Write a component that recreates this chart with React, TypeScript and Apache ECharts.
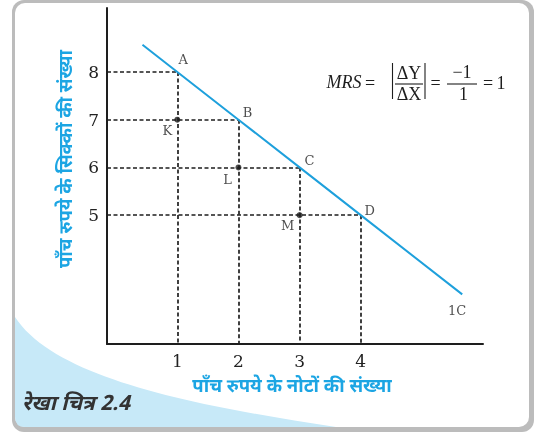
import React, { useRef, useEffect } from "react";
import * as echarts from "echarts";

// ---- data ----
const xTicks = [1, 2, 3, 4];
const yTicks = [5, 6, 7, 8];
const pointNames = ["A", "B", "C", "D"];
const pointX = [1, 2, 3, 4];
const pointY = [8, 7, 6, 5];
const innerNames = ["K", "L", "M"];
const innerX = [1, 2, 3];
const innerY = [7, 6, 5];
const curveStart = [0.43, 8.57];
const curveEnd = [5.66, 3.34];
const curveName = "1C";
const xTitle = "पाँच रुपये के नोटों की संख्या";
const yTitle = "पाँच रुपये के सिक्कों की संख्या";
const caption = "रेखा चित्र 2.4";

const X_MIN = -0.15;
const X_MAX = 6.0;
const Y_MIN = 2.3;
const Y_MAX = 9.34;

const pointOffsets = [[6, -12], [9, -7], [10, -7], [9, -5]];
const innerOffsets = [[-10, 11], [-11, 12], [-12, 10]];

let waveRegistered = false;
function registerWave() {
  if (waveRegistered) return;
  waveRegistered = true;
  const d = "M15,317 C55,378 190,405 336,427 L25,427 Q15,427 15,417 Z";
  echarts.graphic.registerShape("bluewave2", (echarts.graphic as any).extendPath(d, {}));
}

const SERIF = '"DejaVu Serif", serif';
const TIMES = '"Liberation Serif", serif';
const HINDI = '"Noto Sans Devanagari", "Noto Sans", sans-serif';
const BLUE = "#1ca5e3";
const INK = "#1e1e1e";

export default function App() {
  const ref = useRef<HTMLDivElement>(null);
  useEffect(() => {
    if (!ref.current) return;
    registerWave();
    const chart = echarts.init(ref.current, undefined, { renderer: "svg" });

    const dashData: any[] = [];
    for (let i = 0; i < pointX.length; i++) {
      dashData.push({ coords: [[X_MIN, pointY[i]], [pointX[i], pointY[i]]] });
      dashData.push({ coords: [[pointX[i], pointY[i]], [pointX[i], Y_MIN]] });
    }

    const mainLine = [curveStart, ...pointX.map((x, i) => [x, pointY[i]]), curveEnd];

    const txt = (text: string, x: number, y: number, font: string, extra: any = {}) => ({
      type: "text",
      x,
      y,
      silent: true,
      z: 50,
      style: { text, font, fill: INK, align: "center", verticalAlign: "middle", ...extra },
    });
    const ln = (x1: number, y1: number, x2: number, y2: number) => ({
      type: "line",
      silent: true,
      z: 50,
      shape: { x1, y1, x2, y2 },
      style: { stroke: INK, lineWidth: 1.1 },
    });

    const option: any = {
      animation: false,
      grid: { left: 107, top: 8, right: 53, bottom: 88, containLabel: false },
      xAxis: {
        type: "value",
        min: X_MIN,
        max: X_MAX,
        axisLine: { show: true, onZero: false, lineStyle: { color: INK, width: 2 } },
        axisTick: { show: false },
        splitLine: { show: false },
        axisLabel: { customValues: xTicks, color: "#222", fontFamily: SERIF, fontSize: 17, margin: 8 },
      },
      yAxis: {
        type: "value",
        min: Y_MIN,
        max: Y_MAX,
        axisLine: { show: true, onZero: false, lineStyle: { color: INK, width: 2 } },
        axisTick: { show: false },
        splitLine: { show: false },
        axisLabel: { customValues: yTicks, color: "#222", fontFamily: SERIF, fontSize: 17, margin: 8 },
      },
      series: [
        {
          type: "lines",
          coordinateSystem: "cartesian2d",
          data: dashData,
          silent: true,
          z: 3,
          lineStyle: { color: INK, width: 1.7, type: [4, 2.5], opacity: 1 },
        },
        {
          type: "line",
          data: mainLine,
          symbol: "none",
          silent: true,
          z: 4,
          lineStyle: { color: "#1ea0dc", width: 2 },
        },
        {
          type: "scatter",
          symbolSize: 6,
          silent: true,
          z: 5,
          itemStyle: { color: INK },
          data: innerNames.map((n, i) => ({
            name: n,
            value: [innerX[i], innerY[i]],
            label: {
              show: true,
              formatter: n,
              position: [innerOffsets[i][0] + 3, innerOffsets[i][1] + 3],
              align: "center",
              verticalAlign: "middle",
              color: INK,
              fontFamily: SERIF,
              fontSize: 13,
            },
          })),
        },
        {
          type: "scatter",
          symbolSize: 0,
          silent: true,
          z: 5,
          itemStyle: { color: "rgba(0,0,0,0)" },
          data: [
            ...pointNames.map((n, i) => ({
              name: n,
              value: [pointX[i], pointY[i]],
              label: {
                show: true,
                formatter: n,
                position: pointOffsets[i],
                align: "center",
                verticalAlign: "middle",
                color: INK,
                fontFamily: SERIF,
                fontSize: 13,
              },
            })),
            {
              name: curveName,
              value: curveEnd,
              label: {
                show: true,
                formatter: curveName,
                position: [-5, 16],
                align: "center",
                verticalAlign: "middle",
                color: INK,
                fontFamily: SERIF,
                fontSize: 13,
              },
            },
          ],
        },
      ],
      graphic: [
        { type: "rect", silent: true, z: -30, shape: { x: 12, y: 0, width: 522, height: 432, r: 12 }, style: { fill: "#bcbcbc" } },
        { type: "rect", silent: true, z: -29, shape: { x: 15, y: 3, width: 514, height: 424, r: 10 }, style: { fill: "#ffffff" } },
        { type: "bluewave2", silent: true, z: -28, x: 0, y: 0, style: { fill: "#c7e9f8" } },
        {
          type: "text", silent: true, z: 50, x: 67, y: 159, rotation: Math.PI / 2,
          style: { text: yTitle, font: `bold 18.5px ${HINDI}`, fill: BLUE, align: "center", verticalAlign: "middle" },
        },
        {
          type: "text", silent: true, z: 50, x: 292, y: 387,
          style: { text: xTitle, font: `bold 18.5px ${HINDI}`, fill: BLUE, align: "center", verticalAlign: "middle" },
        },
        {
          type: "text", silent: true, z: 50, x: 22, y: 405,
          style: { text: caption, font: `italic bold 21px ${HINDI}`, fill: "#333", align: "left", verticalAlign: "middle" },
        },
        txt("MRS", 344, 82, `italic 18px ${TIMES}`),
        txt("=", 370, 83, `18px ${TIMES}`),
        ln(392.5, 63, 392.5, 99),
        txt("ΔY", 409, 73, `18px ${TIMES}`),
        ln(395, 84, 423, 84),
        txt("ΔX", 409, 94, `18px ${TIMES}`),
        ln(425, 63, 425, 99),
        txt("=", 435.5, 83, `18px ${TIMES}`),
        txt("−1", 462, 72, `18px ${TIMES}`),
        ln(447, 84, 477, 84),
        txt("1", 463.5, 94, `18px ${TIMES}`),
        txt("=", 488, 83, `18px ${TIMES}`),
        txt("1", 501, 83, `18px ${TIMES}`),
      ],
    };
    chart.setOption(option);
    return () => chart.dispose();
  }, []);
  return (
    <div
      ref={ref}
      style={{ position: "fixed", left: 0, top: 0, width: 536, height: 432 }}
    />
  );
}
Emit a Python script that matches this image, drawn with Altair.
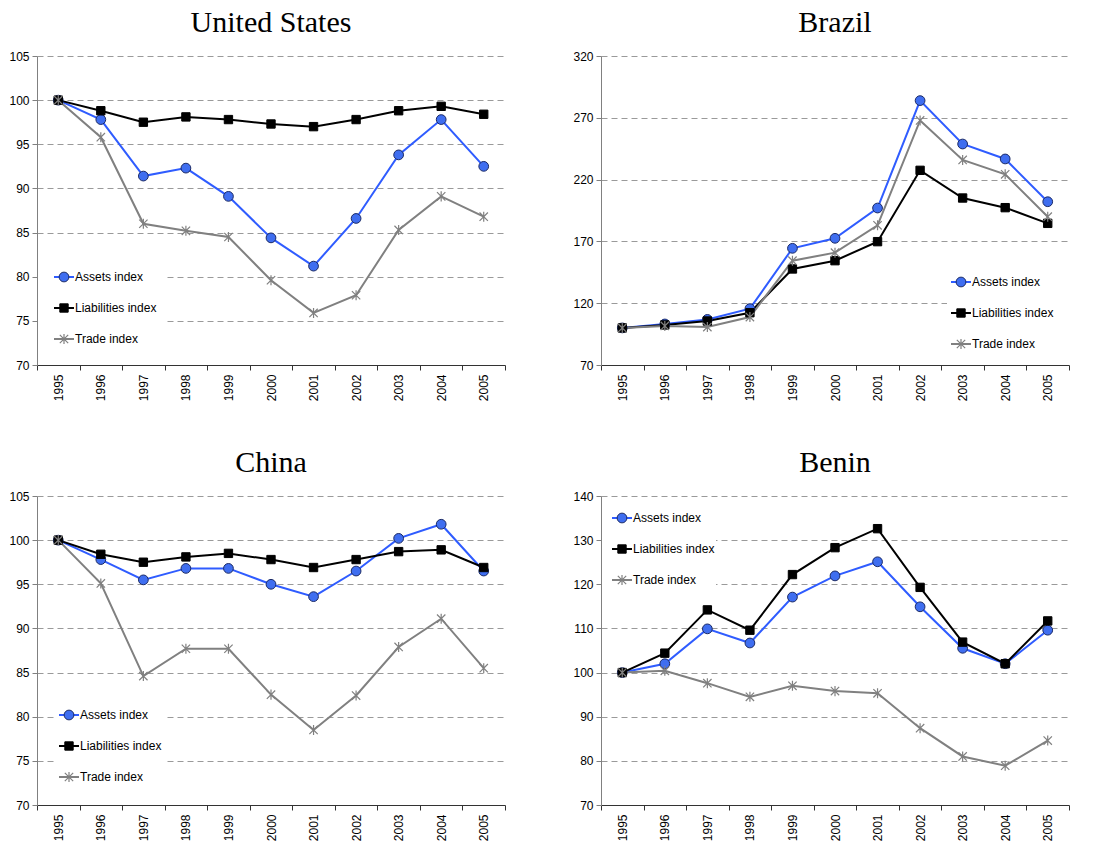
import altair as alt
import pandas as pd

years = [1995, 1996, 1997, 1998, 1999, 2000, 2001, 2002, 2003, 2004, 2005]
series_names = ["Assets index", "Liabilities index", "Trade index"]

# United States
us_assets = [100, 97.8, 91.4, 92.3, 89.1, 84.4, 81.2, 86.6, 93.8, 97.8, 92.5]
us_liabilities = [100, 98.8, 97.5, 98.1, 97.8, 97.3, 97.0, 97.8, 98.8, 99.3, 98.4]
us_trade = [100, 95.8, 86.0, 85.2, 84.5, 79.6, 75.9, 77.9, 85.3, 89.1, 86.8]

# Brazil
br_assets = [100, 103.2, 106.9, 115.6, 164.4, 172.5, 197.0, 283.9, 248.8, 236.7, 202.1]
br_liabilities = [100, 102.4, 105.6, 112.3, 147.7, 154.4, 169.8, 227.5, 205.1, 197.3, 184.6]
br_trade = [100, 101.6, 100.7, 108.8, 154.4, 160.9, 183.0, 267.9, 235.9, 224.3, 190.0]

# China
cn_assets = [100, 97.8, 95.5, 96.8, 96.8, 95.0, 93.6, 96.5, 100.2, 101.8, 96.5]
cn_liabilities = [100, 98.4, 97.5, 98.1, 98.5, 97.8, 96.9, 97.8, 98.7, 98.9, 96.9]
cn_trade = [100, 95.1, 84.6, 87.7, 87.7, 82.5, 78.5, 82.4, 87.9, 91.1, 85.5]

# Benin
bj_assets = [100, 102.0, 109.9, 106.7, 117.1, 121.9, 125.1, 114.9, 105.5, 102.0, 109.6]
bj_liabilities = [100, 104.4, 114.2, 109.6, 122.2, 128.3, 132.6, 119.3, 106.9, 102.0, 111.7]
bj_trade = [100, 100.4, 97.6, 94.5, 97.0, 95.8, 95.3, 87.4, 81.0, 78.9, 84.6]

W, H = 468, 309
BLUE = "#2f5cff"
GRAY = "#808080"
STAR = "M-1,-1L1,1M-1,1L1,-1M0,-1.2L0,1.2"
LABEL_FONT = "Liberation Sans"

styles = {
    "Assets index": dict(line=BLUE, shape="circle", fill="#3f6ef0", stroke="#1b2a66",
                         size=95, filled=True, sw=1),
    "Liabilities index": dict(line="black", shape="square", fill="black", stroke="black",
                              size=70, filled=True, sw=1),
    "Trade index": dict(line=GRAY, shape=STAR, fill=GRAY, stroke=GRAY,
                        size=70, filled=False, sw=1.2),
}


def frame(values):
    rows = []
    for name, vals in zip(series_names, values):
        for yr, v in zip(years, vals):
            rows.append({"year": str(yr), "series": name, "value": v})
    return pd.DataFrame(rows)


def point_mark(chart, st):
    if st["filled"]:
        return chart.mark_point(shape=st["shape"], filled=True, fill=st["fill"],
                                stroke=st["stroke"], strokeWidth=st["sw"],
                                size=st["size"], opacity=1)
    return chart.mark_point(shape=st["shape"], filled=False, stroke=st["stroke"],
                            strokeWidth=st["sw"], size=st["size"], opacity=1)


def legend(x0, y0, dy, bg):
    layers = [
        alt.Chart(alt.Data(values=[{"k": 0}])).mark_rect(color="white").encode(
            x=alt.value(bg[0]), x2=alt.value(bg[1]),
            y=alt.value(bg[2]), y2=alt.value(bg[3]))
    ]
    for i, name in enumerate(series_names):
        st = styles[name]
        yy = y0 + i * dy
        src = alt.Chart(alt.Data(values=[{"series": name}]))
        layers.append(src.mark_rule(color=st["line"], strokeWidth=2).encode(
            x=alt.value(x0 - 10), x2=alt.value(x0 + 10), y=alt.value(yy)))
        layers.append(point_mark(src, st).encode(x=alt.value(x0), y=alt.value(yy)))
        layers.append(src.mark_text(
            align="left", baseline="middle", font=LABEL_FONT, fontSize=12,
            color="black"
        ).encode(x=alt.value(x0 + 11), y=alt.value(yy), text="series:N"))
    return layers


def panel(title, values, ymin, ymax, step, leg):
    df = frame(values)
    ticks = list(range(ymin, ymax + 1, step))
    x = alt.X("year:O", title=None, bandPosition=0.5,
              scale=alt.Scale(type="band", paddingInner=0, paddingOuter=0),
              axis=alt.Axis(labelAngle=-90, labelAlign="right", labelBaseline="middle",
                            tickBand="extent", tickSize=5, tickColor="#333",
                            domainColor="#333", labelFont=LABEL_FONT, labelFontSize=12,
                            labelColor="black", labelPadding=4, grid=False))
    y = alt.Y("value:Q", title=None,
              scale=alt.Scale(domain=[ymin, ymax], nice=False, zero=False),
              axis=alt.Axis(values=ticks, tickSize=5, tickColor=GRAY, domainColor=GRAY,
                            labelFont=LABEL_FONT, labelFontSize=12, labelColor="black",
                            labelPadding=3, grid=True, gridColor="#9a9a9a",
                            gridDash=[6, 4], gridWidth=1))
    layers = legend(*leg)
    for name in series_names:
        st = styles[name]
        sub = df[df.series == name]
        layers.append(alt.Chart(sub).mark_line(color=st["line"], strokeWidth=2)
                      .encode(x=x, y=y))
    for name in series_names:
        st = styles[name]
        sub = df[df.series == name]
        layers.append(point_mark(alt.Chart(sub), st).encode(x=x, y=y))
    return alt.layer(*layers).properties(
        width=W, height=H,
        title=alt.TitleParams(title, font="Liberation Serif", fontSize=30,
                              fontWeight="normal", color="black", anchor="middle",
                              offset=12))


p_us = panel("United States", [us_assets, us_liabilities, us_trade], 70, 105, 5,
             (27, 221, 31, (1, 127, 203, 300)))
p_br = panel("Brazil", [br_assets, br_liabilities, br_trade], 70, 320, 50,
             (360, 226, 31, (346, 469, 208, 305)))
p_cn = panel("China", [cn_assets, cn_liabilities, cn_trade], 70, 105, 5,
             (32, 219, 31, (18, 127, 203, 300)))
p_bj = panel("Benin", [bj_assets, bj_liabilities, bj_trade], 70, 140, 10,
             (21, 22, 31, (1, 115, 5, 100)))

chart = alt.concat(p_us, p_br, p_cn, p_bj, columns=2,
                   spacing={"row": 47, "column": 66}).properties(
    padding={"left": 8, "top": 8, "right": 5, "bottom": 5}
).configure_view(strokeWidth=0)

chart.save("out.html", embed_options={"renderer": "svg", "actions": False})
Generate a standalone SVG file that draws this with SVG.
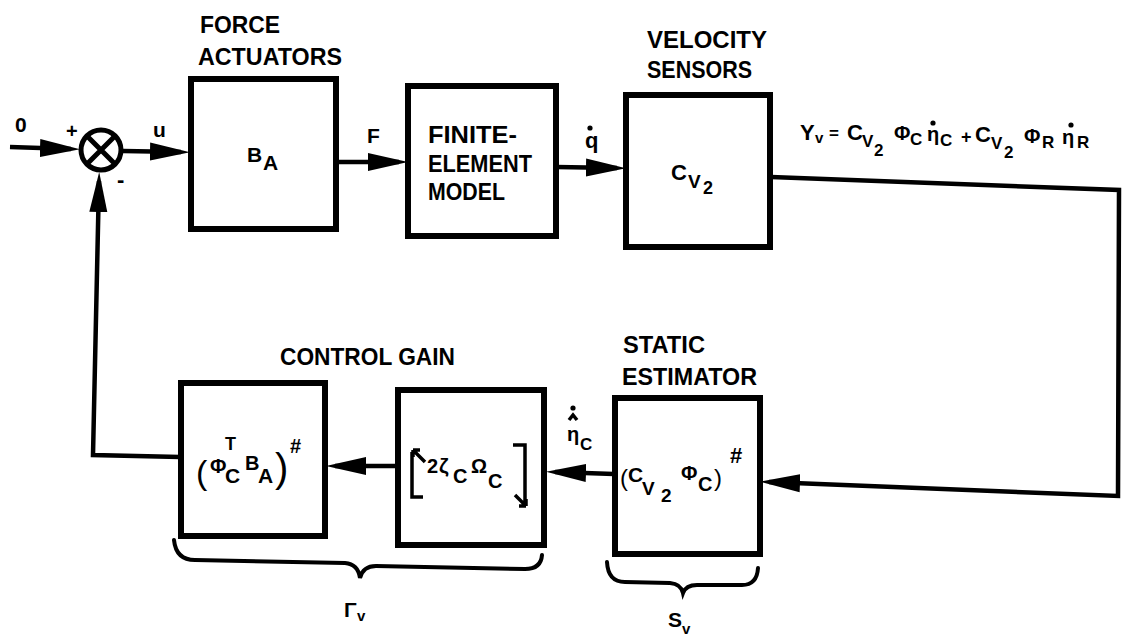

- - - -

● What you need to do:
Only the lines between the one with "Emit a Python" and the one with "85.3, 89.1, 86.8]", those two included, get copied from the material above. Keep it exact and free of pictures.

● Task solution:
Emit a Python script that matches this image, drawn with Altair.
import altair as alt
import pandas as pd

years = [1995, 1996, 1997, 1998, 1999, 2000, 2001, 2002, 2003, 2004, 2005]
series_names = ["Assets index", "Liabilities index", "Trade index"]

# United States
us_assets = [100, 97.8, 91.4, 92.3, 89.1, 84.4, 81.2, 86.6, 93.8, 97.8, 92.5]
us_liabilities = [100, 98.8, 97.5, 98.1, 97.8, 97.3, 97.0, 97.8, 98.8, 99.3, 98.4]
us_trade = [100, 95.8, 86.0, 85.2, 84.5, 79.6, 75.9, 77.9, 85.3, 89.1, 86.8]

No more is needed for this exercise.